小樽新聞社の飛行機事業

1926年、北海タイムス社だけでなく小樽新聞社も、飛行機事業に乗り出そうとした。小樽新聞社による事業展開ぶりを、(ごく初期に限って)同社の新聞記事をもとに追ってみよう。

小樽新聞社の北海1号機(出典: 小樽新聞、1926年7月30日)

事業計画のはじまり

1926年6月、小樽新聞社が「小樽新聞」紙上で、北海道定期航空協会を設立する旨を発表。
東亜飛行専門学校(千葉県津田沼長)校長の川辺佐見、伊藤飛行機製作所所長の伊藤音次郎と協議のうえとのこと。

目的
北海道航空航路網の完成に必要な一切の事業ならびに空中文化に関する趣味知識の普及および之が経済化と道出身操縦士を養成すること。

事業計画
第1期: 札幌・小樽・旭川、札幌・青森の通信物定期輸送
第2期: 札幌・稚内・大泊
第3期: 小樽、函館、室蘭、釧路、網走、稚内など本道海岸の水上航空

使用飛行機
三菱10年式300馬力、2機。近く製作を終わり、1台は陸送で、1台は東京(立川飛行場)から飛来させる。

東京札幌間の縦断飛行の計画

1926年7月、札幌到着当日の予定を発表。
北海号
(大蔵操縦士): 札幌上空を1周後、小樽を訪問して上空で3周、札幌に引き返して着陸場(札幌北20条東1丁目の興農園牧場)に着陸
ニューポール機(80馬力、鈴木飛行士。
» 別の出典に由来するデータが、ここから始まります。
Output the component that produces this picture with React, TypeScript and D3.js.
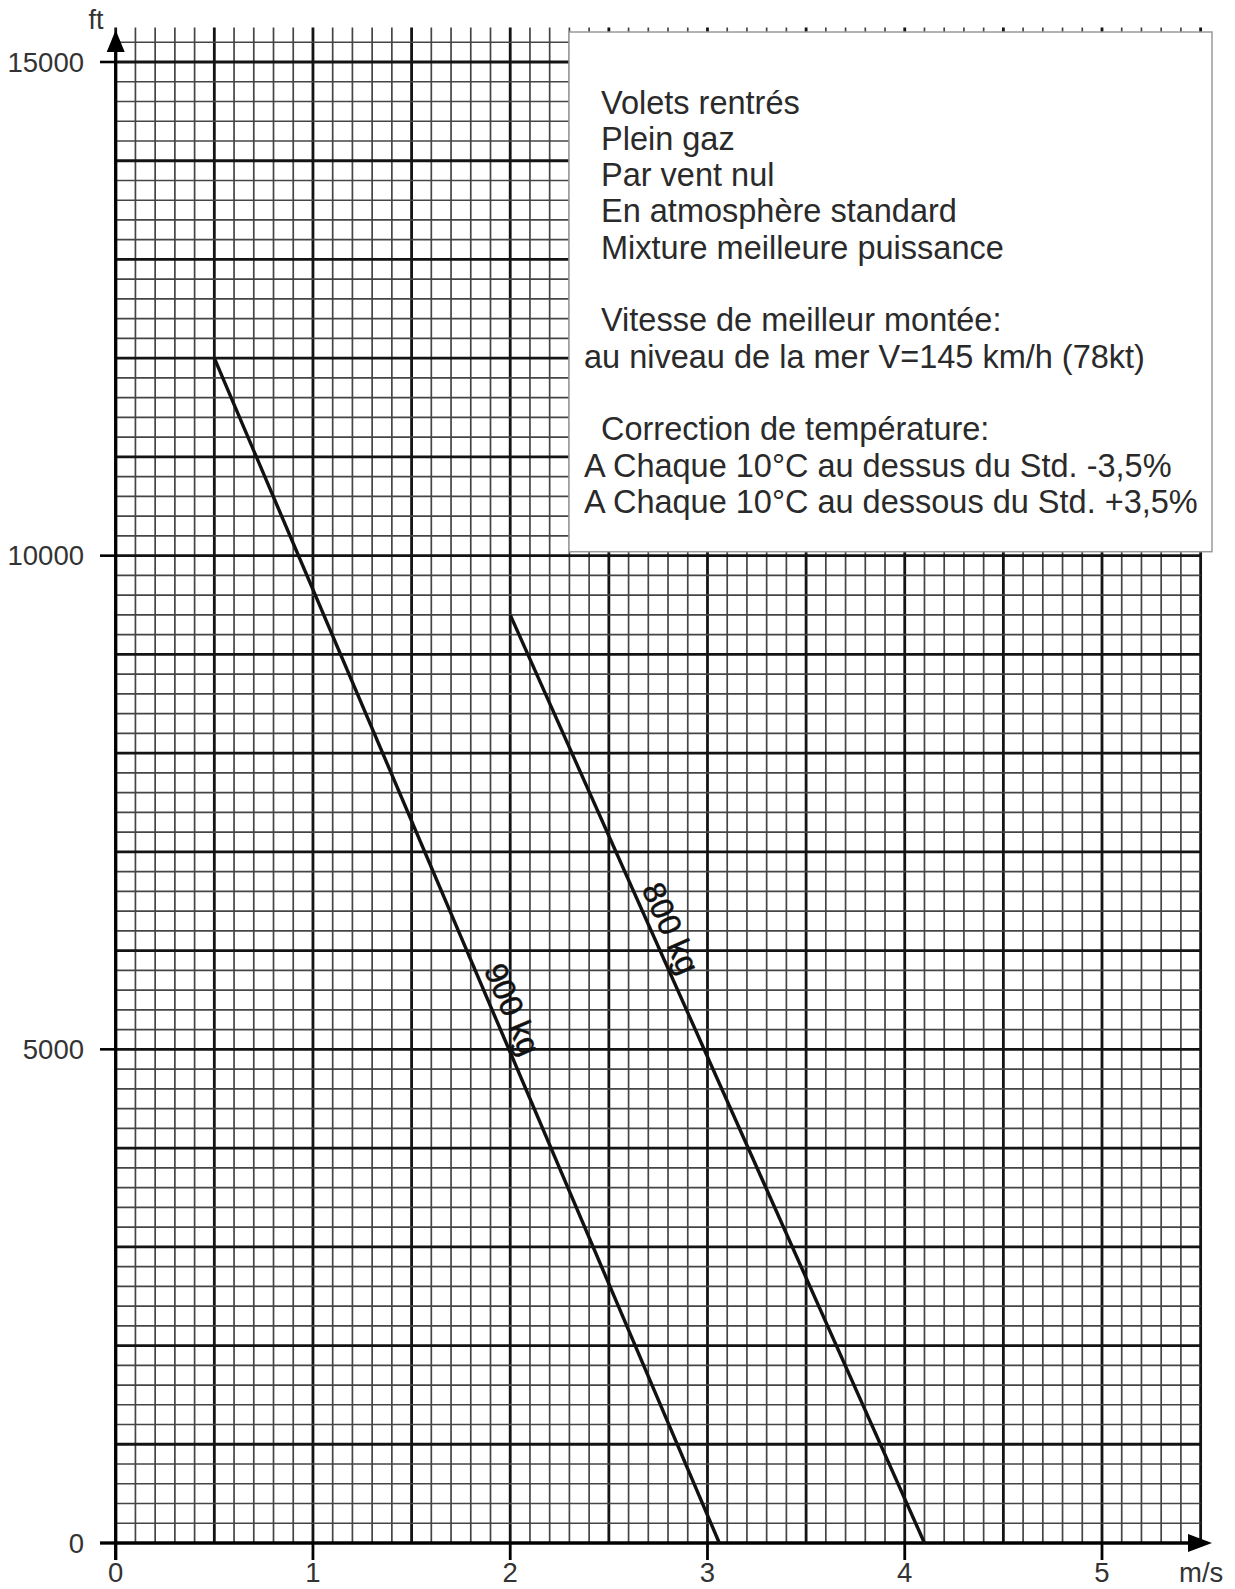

すでに札幌にあった「予備機」): 札幌から苫小牧上空まで飛行して北海号を出迎えたあと、着陸場上空で、横転逆転・木の葉落とし・錐もみ・横滑りなどの曲技を披露して着陸

7月20日
翌21日に予定していた飛行、延期

7月31日
立川飛行場を午前8時に出発、盛岡へ向かう。しかしエンジンに不調があり、10時20分すぎ仙台の宮城野練兵場に不時着。修理後、13時50分に盛岡へ向かって出発、14時53分に盛岡到着。この日は盛岡止。

8月1日
7時30分に、札幌に向け出発の予定。しかし八戸に「曇天降雨に加えて濃霧」があり、15時30分、同日の出発を断念。「明日は申し訳のため死を賭しても決行する」と大蔵飛行士。
札幌ではニューポール機が国産振興博覧会の上空で旋回飛行して祝賀ビラ1万枚を散布。

8月2日
6時5分、盛岡を出発。8時40分、白老上空を通過。9時15分、札幌の興農園牧場に着陸。
八戸から海上に出たところが濃霧のため「大難航を続けたため」予定より1時間の遅れ。ガソリンが欠乏して、止むを得ず小樽に向かうことなく札幌に着陸。着陸滑走の際、「牧草に蔽われた小溝に前車輪が埋没したので車輪とプロペラに破損」が生じた。小樽訪問飛行は別の日に行なうことにする。

その後

8月5日
ニューポール機(北海号ではなく)が札幌(興農園牧場)から旭川(練兵場)への訪問飛行。翌6日、札幌に戻る。